# Heatmats...let the laughing begin...



## Jay--Pee (Aug 31, 2011)

Okay basic Rep Keeping 101 question but I only use ceramic bulbs at the moment and have just got a couple of heat mats (ProRep Heatmats 42w) and was wondering which way up they go? Does the side with the gold edges point upwards or downwards?

Don't really want to have them blasting heat into the worktop instead of into the rubs and overheating!

ProRep Heat Mat 890x280mm (35x11in) 42W - Surrey Pet Supplies

This is the heatmat and the gold bits on the side that you can see aren't on the other side...any ideas?

Thanks


----------



## corny girl (Aug 30, 2009)

They are copper coloured & they face upwards :2thumb:.


----------



## Red123 (Mar 3, 2010)

What difference does it make?


----------



## Dixi1801 (Apr 26, 2011)

Heat radiates from the side with the copper strips on, as said in another reply! And the difference is that heat won't radiate to the viv properly if upside down, the heat would go into the surface it's rested on, I think anyway!


----------



## Jay--Pee (Aug 31, 2011)

Dixi1801 said:


> Heat radiates from the side with the copper strips on, as said in another reply! And the difference is that heat won't radiate to the viv properly if upside down, the heat would go into the surface it's rested on, I think anyway!


 
Which is exactly why I asked...thanks :notworthy:


----------



## peterf (Jul 27, 2007)

Dixi1801 said:


> Heat radiates from the side with the copper strips on, as said in another reply! And the difference is that heat won't radiate to the viv properly if upside down, the heat would go into the surface it's rested on, I think anyway!


It doesn't matter which way up the heat mats are mounted. The copper strip has nothing to do with heat output, which is equal on both sides.


----------



## Dixi1801 (Apr 26, 2011)

peterf said:


> It doesn't matter which way up the heat mats are mounted.

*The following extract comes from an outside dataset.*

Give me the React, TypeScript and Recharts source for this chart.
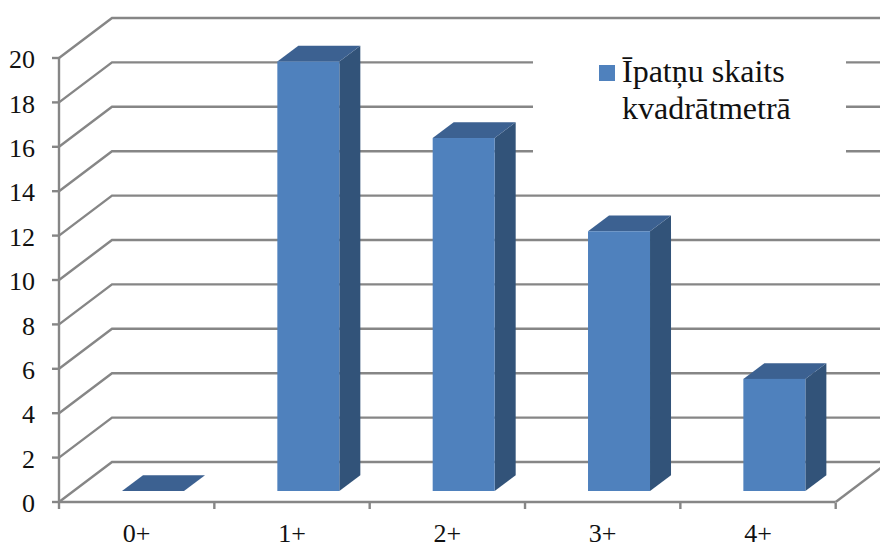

The copper strip has nothing to do with heat output, which is equal on both sides.


oh wow :O i had no idea! thanks for that!!


----------



## Jay--Pee (Aug 31, 2011)

Well now I'm confused...either way if i set up with the strips facing upwards then I can't be wrong I suppose...hope this thread helps others too


----------



## peterf (Jul 27, 2007)

No need to be confused Jay Pee,
I manufacture all of the most commonly sold heat mats, including the one you mention, so I should know the facts!
I just wish perople wouldn't answer posts if they don't know!
The only difference to dictate which way up a heat mat should be in the terminal block, which is flatter on one side than the other.They will be fine the way you have mounted them.


----------



## Jay--Pee (Aug 31, 2011)

peterf said:


> No need to be confused Jay Pee,
> I manufacture all of the most commonly sold heat mats, including the one you mention, so I should know the facts!
> I just wish perople wouldn't answer posts if they don't know!
> The only difference to dictate which way up a heat mat should be in the terminal block, which is flatter on one side than the other.They will be fine the way you have mounted them.


Well that kind of wins really LOL...thanks Peter


----------



## Dixi1801 (Apr 26, 2011)

to be fair mate, people who replied were only advising as they believed best! or at least the way they do things and it works! 



peterf said:


> No need to be confused Jay Pee,
> I manufacture all of the most commonly sold heat mats, including the one you mention, so I should know the facts!
> I just wish perople wouldn't answer posts if they don't know!
> The only difference to dictate which way up a heat mat should be in the terminal block, which is flatter on one side than the other.They will be fine the way you have mounted them.


----------